* [Work to be completed]: Within the records that follow, restate exactly the lines from the line with "Give me the TikZ source for this diagram." down to the line with "[modnode] (orec) at", including both. Omit the pictures.

==== Data entries

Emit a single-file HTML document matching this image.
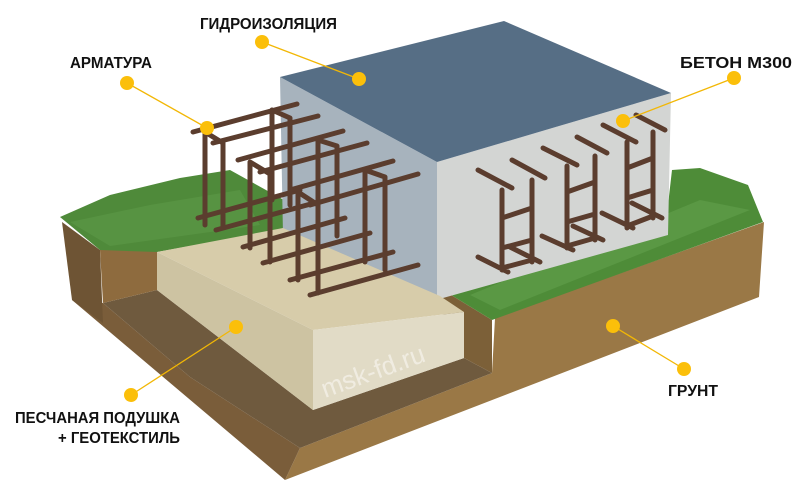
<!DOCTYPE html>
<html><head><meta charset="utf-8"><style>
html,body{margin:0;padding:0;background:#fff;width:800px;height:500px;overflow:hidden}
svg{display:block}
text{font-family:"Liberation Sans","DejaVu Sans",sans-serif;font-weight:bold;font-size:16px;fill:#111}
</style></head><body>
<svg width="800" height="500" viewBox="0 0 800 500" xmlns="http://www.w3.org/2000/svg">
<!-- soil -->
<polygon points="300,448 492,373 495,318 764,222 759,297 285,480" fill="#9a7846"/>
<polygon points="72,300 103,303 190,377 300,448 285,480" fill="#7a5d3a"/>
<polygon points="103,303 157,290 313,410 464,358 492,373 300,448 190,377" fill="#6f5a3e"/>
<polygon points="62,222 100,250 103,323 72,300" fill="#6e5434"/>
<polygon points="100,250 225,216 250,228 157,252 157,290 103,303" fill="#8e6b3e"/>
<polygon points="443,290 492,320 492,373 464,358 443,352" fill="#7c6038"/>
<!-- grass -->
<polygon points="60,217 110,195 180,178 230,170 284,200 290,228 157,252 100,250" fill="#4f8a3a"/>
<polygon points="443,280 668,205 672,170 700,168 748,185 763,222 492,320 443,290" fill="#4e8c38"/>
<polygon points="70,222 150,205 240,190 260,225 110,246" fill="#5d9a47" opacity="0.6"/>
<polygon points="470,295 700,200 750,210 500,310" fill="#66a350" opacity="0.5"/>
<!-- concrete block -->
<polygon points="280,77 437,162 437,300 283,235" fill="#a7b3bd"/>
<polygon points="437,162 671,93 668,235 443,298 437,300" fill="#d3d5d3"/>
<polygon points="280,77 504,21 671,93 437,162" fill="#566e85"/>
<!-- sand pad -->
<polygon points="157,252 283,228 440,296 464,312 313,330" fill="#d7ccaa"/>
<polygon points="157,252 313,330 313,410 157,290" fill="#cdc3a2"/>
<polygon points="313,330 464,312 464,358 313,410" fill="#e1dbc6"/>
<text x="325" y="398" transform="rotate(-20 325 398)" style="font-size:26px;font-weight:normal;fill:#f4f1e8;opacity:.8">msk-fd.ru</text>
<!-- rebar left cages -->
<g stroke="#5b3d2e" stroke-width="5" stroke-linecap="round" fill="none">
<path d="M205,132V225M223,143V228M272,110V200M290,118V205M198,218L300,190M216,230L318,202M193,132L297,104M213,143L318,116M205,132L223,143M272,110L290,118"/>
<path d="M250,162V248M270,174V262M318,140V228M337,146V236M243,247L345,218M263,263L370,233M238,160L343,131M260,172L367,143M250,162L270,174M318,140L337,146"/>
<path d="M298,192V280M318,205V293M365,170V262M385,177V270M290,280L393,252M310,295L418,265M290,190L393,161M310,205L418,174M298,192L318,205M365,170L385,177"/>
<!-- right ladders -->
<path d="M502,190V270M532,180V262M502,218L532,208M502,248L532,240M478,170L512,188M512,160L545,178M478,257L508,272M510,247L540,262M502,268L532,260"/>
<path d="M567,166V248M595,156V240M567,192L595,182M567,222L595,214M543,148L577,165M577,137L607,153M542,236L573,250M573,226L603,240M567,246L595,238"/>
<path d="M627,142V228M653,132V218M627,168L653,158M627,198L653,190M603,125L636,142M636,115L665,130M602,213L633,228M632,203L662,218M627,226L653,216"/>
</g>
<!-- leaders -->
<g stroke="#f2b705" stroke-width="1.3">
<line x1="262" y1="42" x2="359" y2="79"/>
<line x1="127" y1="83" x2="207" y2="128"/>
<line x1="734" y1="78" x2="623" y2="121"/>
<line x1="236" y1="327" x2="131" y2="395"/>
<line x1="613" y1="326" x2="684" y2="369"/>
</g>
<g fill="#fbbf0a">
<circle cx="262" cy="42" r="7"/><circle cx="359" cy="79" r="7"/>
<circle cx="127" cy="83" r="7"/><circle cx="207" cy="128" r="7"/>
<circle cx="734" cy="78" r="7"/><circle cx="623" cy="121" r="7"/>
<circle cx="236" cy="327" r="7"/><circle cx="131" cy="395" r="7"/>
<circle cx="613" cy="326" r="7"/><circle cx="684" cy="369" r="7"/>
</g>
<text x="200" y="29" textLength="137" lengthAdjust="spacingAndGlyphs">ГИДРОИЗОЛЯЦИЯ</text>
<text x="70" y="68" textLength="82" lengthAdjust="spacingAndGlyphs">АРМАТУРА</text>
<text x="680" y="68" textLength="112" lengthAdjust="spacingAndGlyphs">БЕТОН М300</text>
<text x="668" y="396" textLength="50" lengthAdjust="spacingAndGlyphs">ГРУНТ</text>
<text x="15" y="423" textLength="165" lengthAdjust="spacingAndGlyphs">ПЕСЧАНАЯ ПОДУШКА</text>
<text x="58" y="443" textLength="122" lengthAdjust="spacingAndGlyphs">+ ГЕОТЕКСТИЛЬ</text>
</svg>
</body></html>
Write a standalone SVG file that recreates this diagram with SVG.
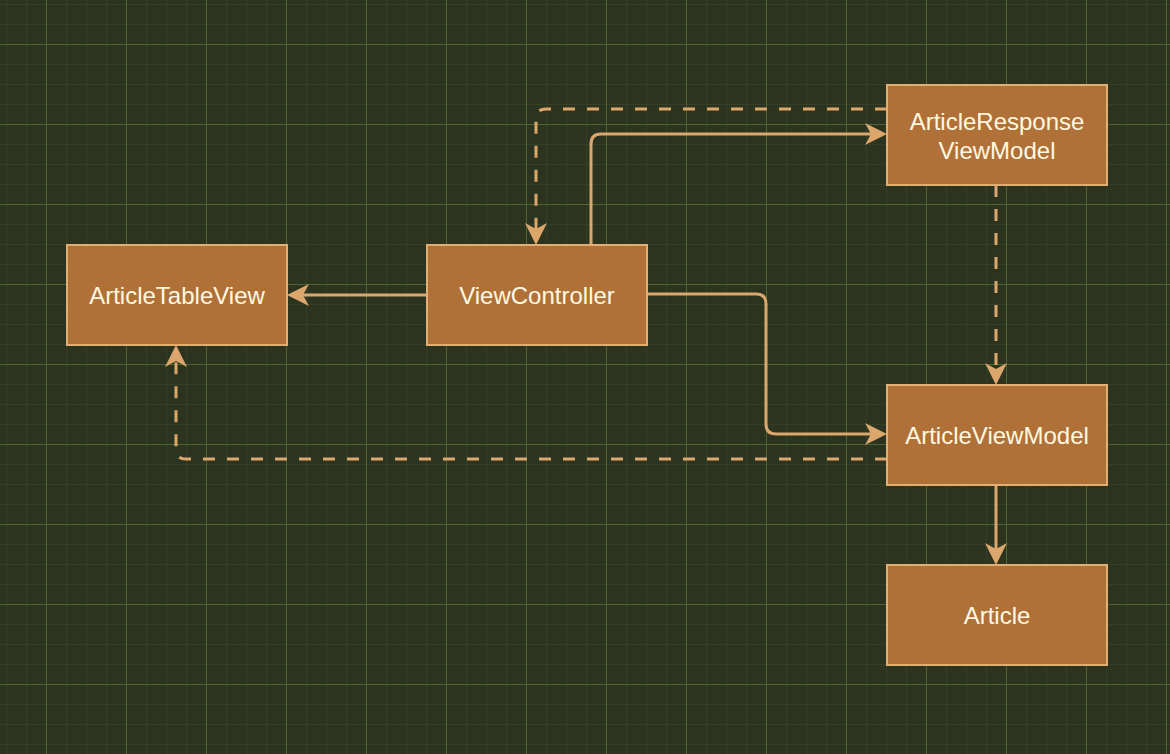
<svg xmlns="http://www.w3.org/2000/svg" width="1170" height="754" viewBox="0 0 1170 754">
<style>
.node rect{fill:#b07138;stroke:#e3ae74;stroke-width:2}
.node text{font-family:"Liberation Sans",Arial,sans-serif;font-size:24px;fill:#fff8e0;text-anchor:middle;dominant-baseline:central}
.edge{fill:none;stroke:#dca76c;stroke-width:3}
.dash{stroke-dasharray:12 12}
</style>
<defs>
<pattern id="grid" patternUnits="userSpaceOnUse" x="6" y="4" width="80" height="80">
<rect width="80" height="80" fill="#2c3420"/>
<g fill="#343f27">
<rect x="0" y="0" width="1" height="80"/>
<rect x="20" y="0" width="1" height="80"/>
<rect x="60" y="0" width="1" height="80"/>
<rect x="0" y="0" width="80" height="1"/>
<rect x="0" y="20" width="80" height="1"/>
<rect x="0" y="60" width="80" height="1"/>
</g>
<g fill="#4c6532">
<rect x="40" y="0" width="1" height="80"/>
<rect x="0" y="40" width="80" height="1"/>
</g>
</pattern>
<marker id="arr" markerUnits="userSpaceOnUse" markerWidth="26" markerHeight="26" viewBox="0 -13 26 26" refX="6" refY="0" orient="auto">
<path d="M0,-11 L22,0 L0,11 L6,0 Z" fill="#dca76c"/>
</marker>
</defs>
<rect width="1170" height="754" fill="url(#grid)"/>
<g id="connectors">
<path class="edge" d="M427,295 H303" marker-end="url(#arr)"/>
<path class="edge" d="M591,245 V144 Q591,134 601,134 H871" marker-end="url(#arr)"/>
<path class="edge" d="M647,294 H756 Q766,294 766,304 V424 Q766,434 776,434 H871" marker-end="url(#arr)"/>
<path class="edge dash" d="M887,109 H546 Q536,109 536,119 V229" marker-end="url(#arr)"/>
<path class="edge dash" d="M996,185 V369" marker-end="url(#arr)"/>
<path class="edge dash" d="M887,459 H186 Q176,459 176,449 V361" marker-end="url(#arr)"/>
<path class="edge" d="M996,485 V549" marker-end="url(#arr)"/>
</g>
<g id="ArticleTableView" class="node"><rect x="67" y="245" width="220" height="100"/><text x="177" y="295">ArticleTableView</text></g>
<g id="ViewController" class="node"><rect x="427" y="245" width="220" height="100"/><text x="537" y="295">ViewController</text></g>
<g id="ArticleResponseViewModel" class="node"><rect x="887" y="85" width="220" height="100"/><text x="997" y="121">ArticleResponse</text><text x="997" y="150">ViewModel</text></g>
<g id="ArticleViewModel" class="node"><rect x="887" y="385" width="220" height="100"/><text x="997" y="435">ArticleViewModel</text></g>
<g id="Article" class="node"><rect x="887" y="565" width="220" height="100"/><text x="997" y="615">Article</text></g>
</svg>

========
==== Data entries

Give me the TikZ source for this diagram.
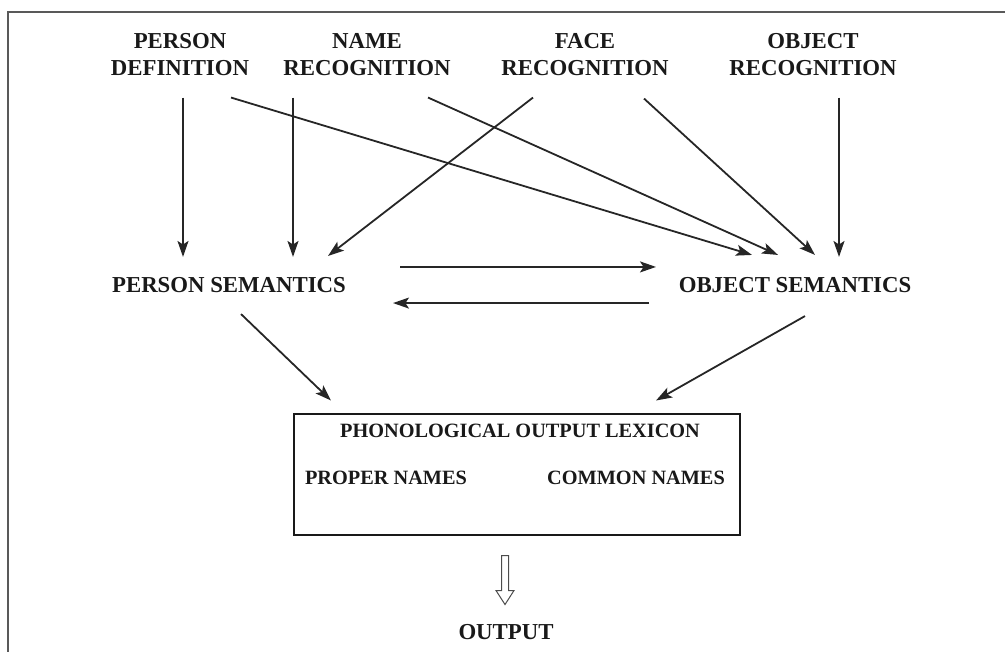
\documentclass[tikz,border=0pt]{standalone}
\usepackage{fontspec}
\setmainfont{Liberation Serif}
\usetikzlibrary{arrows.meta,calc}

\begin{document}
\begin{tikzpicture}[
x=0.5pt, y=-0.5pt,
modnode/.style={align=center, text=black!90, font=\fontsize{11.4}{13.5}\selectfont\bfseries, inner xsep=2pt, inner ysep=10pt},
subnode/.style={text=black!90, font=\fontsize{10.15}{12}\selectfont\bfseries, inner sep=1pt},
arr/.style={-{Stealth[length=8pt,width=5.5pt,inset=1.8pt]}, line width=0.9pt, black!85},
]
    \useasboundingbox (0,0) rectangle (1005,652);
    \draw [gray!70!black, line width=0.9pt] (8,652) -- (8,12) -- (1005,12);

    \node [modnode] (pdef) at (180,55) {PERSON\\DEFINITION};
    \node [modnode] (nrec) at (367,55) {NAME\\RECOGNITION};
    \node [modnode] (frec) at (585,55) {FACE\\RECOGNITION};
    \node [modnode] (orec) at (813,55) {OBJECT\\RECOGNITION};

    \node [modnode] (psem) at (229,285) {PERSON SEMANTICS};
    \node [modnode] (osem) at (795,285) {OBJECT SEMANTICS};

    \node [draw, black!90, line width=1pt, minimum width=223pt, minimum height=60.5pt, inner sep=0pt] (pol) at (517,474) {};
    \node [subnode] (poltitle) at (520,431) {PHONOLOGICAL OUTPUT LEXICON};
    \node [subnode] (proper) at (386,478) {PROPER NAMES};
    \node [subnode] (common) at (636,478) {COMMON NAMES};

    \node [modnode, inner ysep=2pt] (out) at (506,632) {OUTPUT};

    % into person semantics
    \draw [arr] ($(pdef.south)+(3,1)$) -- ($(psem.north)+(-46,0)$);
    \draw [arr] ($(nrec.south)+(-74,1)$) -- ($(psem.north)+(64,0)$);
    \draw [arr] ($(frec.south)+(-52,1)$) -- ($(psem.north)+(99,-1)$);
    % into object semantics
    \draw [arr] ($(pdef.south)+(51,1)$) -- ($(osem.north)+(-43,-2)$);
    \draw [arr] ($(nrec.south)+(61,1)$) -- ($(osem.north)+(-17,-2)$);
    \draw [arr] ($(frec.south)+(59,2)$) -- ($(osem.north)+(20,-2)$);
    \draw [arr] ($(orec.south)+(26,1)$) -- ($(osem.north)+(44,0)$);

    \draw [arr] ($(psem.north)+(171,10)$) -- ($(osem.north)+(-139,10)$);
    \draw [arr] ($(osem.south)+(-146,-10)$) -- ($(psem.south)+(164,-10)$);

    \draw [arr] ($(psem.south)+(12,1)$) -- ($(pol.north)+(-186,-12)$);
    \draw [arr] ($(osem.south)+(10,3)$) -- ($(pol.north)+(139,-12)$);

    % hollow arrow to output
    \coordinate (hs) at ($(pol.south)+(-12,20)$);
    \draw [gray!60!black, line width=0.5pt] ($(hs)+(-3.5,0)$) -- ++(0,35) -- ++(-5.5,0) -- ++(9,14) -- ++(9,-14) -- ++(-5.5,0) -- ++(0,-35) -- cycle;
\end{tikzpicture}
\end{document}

========

* [Finished exercise]:
Give me the TikZ source for this diagram.
\documentclass[tikz,border=0pt]{standalone}
\usepackage{fontspec}
\setmainfont{Liberation Serif}
\usetikzlibrary{arrows.meta,calc}

\begin{document}
\begin{tikzpicture}[
x=0.5pt, y=-0.5pt,
modnode/.style={align=center, text=black!90, font=\fontsize{11.4}{13.5}\selectfont\bfseries, inner xsep=2pt, inner ysep=10pt},
subnode/.style={text=black!90, font=\fontsize{10.15}{12}\selectfont\bfseries, inner sep=1pt},
arr/.style={-{Stealth[length=8pt,width=5.5pt,inset=1.8pt]}, line width=0.9pt, black!85},
]
    \useasboundingbox (0,0) rectangle (1005,652);
    \draw [gray!70!black, line width=0.9pt] (8,652) -- (8,12) -- (1005,12);

    \node [modnode] (pdef) at (180,55) {PERSON\\DEFINITION};
    \node [modnode] (nrec) at (367,55) {NAME\\RECOGNITION};
    \node [modnode] (frec) at (585,55) {FACE\\RECOGNITION};
    \node [modnode] (orec) at (813,55) {OBJECT\\RECOGNITION};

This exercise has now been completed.